We recently marked the one year mark since the United States, and much of the world, moved into shut down. In March 2020 schools went virtual, many workers moved to working from home, and a lot of changes were made to the way that we live our day to day lives.
Although it is undoubtedly true that living with changes due to Covid-19 has been a struggle for most everyone, it can also be argued that those of us that practice yoga and mindfulness may have benefited from the ability to handle some of the changes with potentially more ease and grace. Judith Hanson Lasater said in an interview with Andrea Ferreti on Andrea’s podcast Yogland (highly recommended) that she believes that people that practice yoga and mindfulness have been (unknowingly) preparing for something like shut down via practices of quiet and stillness. I agree with her completely and feel that my yoga practice as well with my time spent living abroad, where adaptation is a major necessity, aided in my ability to cope with the extreme life changes that took place just over a year ago.

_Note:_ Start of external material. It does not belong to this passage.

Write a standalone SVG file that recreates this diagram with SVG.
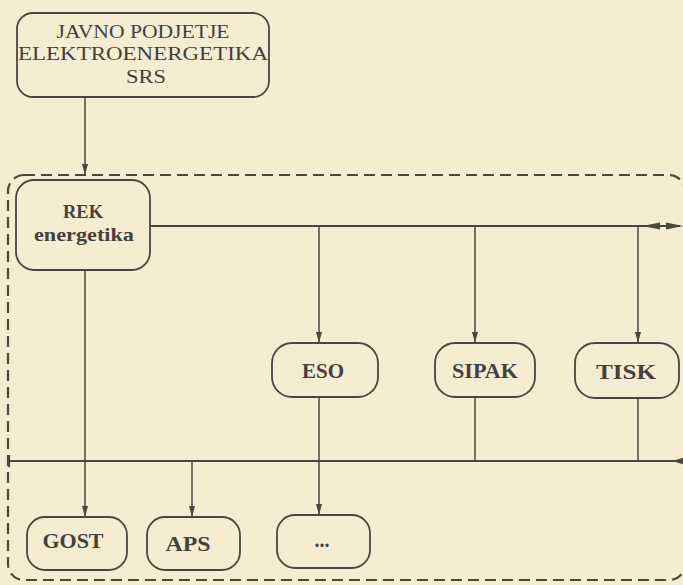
<svg xmlns="http://www.w3.org/2000/svg" width="683" height="585" viewBox="0 0 683 585">
  <defs>
    <marker id="arr" markerUnits="userSpaceOnUse" markerWidth="11" markerHeight="8" refX="11" refY="4" orient="auto">
      <path d="M0,1 L11,4 L0,7 z" fill="#4b4641"/>
    </marker>
    <style>
      .box { fill: none; stroke: #4b4641; stroke-width: 1.8; }
      .ln { fill: none; stroke: #4b4641; stroke-width: 1.5; }
      .bus { fill: none; stroke: #4b4641; stroke-width: 2.2; }
      .dash { fill: none; stroke: #4b4641; stroke-width: 2.2; stroke-dasharray: 11 6; }
      .t1 { font-family: "Liberation Serif", "DejaVu Serif", serif; font-size: 19px; fill: #45403b; text-anchor: middle; }
      .t2 { font-family: "Liberation Serif", "DejaVu Serif", serif; font-size: 20px; font-weight: bold; fill: #45403b; text-anchor: middle; }
      .t3 { font-family: "Liberation Serif", "DejaVu Serif", serif; font-size: 19px; font-weight: bold; fill: #45403b; text-anchor: middle; }
      .head { fill: #4b4641; }
    </style>
  </defs>
  <rect x="0" y="0" width="683" height="585" fill="#f6ecd2"/>

  <g id="frame">
    <rect class="dash" x="8" y="175" width="677" height="405" rx="16"/>
  </g>

  <g id="connectors">
    <line class="ln" x1="85" y1="97" x2="85" y2="175" marker-end="url(#arr)"/>
    <line class="bus" x1="150" y1="226" x2="680" y2="226"/>
    <polygon class="head" points="642,226 660,222.5 660,229.5"/>
    <polygon class="head" points="666,222.5 683,226 666,229.5"/>
    <line class="ln" x1="319" y1="226" x2="319" y2="343" marker-end="url(#arr)"/>
    <line class="ln" x1="475" y1="226" x2="475" y2="343" marker-end="url(#arr)"/>
    <line class="ln" x1="638" y1="226" x2="638" y2="343" marker-end="url(#arr)"/>
    <line class="bus" x1="8" y1="461" x2="676" y2="461"/>
    <polygon class="head" points="672,461 684,457.5 684,464.5"/>
    <line class="bus" x1="9" y1="455" x2="9" y2="467"/>
    <line class="ln" x1="85" y1="270" x2="85" y2="517" marker-end="url(#arr)"/>
    <line class="ln" x1="319" y1="397" x2="319" y2="515" marker-end="url(#arr)"/>
    <line class="ln" x1="475" y1="397" x2="475" y2="461"/>
    <line class="ln" x1="638" y1="398" x2="638" y2="461"/>
    <line class="ln" x1="192" y1="461" x2="192" y2="517" marker-end="url(#arr)"/>
  </g>

  <g id="javno">
    <rect class="box" x="17" y="13" width="252" height="84" rx="16"/>
    <text class="t1" x="143" y="38" textLength="173" lengthAdjust="spacingAndGlyphs">JAVNO PODJETJE</text>
    <text class="t1" x="143" y="60" textLength="250" lengthAdjust="spacingAndGlyphs">ELEKTROENERGETIKA</text>
    <text class="t1" x="146" y="83" textLength="40" lengthAdjust="spacingAndGlyphs">SRS</text>
  </g>

  <g id="rek">
    <rect class="box" x="16" y="180" width="134" height="90" rx="18"/>
    <text class="t3" x="83" y="218" textLength="40" lengthAdjust="spacingAndGlyphs">REK</text>
    <text class="t3" x="84" y="241" textLength="100" lengthAdjust="spacingAndGlyphs">energetika</text>
  </g>

  <g id="eso">
    <rect class="box" x="272" y="343" width="106" height="54" rx="20"/>
    <text class="t2" x="323" y="378" textLength="42" lengthAdjust="spacingAndGlyphs">ESO</text>
  </g>

  <g id="sipak">
    <rect class="box" x="435" y="343" width="100" height="54" rx="20"/>
    <text class="t2" x="485" y="378" textLength="66" lengthAdjust="spacingAndGlyphs">SIPAK</text>
  </g>

  <g id="tisk">
    <rect class="box" x="575" y="343" width="104" height="55" rx="20"/>
    <text class="t2" x="626" y="379" textLength="60" lengthAdjust="spacingAndGlyphs">TISK</text>
  </g>

  <g id="gost">
    <rect class="box" x="27" y="517" width="100" height="53" rx="18"/>
    <text class="t2" x="73" y="548" textLength="61" lengthAdjust="spacingAndGlyphs">GOST</text>
  </g>

  <g id="aps">
    <rect class="box" x="147" y="517" width="93" height="53" rx="18"/>
    <text class="t2" x="188" y="551" textLength="45" lengthAdjust="spacingAndGlyphs">APS</text>
  </g>

  <g id="more">
    <rect class="box" x="277" y="515" width="93" height="53" rx="18"/>
    <text class="t2" x="322" y="547">...</text>
  </g>
</svg>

With true transparency I should say that my struggle with Covid has not been as difficult as others due to the facts that I kept my job, was able to do my job remotely until September, have no co-morbidities, and am in a secure financial place with no children at home to manage. Having lived abroad in Asia for a few years, I was used to people wearing masks out of respect for others when sick, so transitioning to wearing masks was not entirely new to me. I do find it difficult and annoying to wear one for hours on end, but I remind myself of the compassion that wearing a mask represents and while wearing it use my yoga experience to focus on breathing through my nose as much as possible.
Whatever your Covid situation, and views on wearing masks, if you have yoga and meditation in your life, I truly believe that those practices and skills likely aided you in your handling of the difficulties of the past year. Not only by means of stress relieving techniques such as pranayama (breath work) or mindfulness practices but also by asana practice which may lead to improved physical health. All of those practices, mental and physical, fold into one big benefit for the immune system. Wearing masks and social distancing is necessary, but to live a healthy lifestyle and improve the immune system as best as possible is another bow in the quiver to fight all illnesses.
Looking back at the past year, in all of its loneliness and disappointments, the ideas of adaptability and strength came to mind as carrying me, personally, through the pandemic. But whether it is recognized or not, I think that the country and world have adapted and come together in strength to do our best in 2020 and the beginning of 2021. We are all in this together.
Of, course, like everyone else I long for “normal” life, but instead of dwelling on what is missed, I think it is a good opportunity to be grateful for the health that we currently have and for the loved ones that are still with us today, while also grieving those that we have lost. These struggles paired together with the abilities of modern technology give us an opportunity to realize and recognize that as a global community we have come together and helped each other though. Take care of yourself and each other.